Luckily the rest of the day was relatively free of disaster...because one more thing, and I would probably have to curl into a fetal position and whimper.

Sunday, May 09, 2010

dining euphoria

I am married to a wonderful, beautiful, gorgeous person who is the sweetest individual in existence. She does, however, have two very serious flaws. First off, she seems to love me a whole bunch...which is nice and makes me reguarly do a happy dance However, as much as I enjoy her love, it does demonstrate her extremely questionable taste and general low standards.

Secondly, my spousal unit does not really like meat. Oh, she likes dishes which have meat in them, and she does make a really mean meatloaf (something I, for some odd reason, simply can never pull off). When it comes to whole hunks o' animal, though, she's not really a fan.

This means that there are many beast-related meals which I dearly love yet cannot have. At the top of the list, though, is steak. Oh, she'll eat part of one from time to time, but she prefers her steak cooked about 25 minutes past well...and at that level of doneness, what, really, is the point? Other than fixing shoes or patching roofs, that is.

I can generally handle the steak void in my life with relatively good humor. I wouldn't be eating it all that regularly in the first place...after all, I'm not exactly in the steak tax bracket. But every so often, darling spousal unit leaves me at home alone (generally on parental unit visitations), and I can indulge my inner carnivore by eating a piece of cow that's the size of my head.

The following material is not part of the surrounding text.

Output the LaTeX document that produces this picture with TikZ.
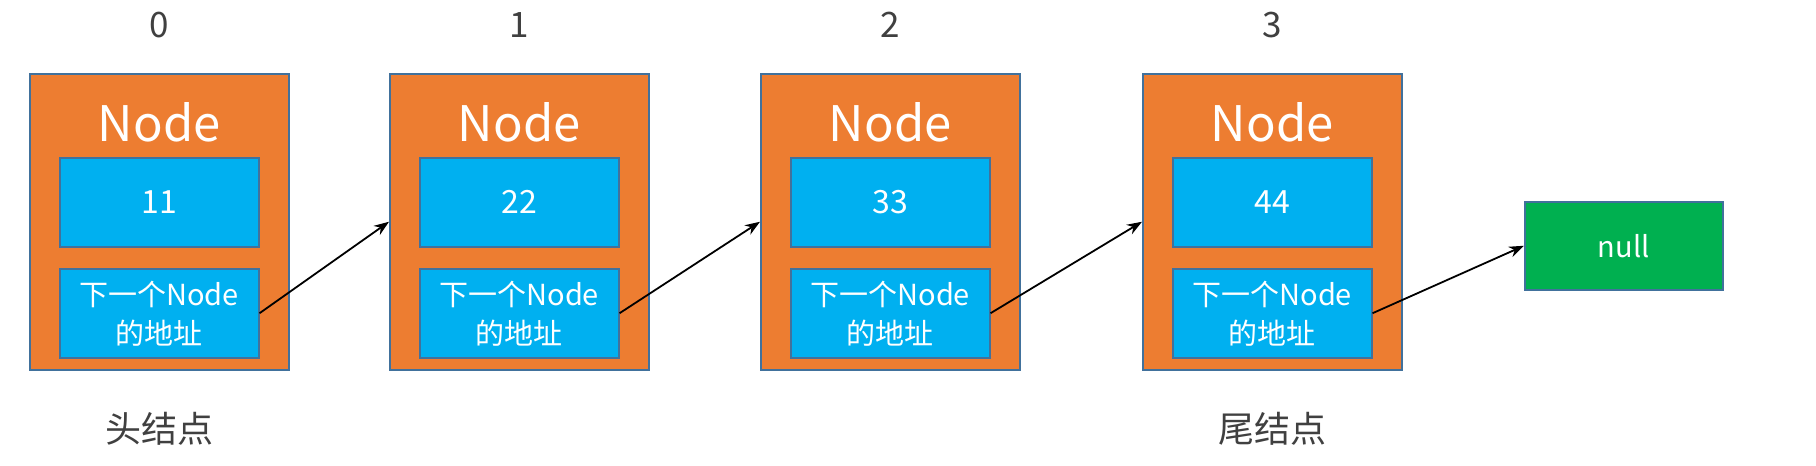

Today was one of those glorious steak days. I went to the grocery store to pick up my steak (and quite a number of other items, but the steak is most important). I was gonna do my usual top sirloin, but they were the exact same price as porterhouse...which makes utterly no sense to me, but I'm not complaining. I found a nice, evenly cut was not quite the size of my head, but I soldiered on...I gotta watch my girlish figure, you know.

I cooked the steak simply...salt and peppered, in a NASA-hot cast iron skillet, to a nice medium rare. While the steak rested , I made a pan sauce with stock and red wine, which I finished by mounting some butter. I diced some potatoes, tossed in a few garlic cloves, boiled in salted water, drained, added some cheddar, leftover Stilton, a splash of milk, and a bit of butter before mashing. I diced some zucchini, tossed it in some flour and breadcrumbs, and fried it in some olive oil.

It was, of course, glorious. I love me some steak, and I love cooking my own. Not only do I get to control the doneness, I also get to control the eating environment. After all, if you're at a fancy restaurant, you generally cannot get away with gnawing on bones.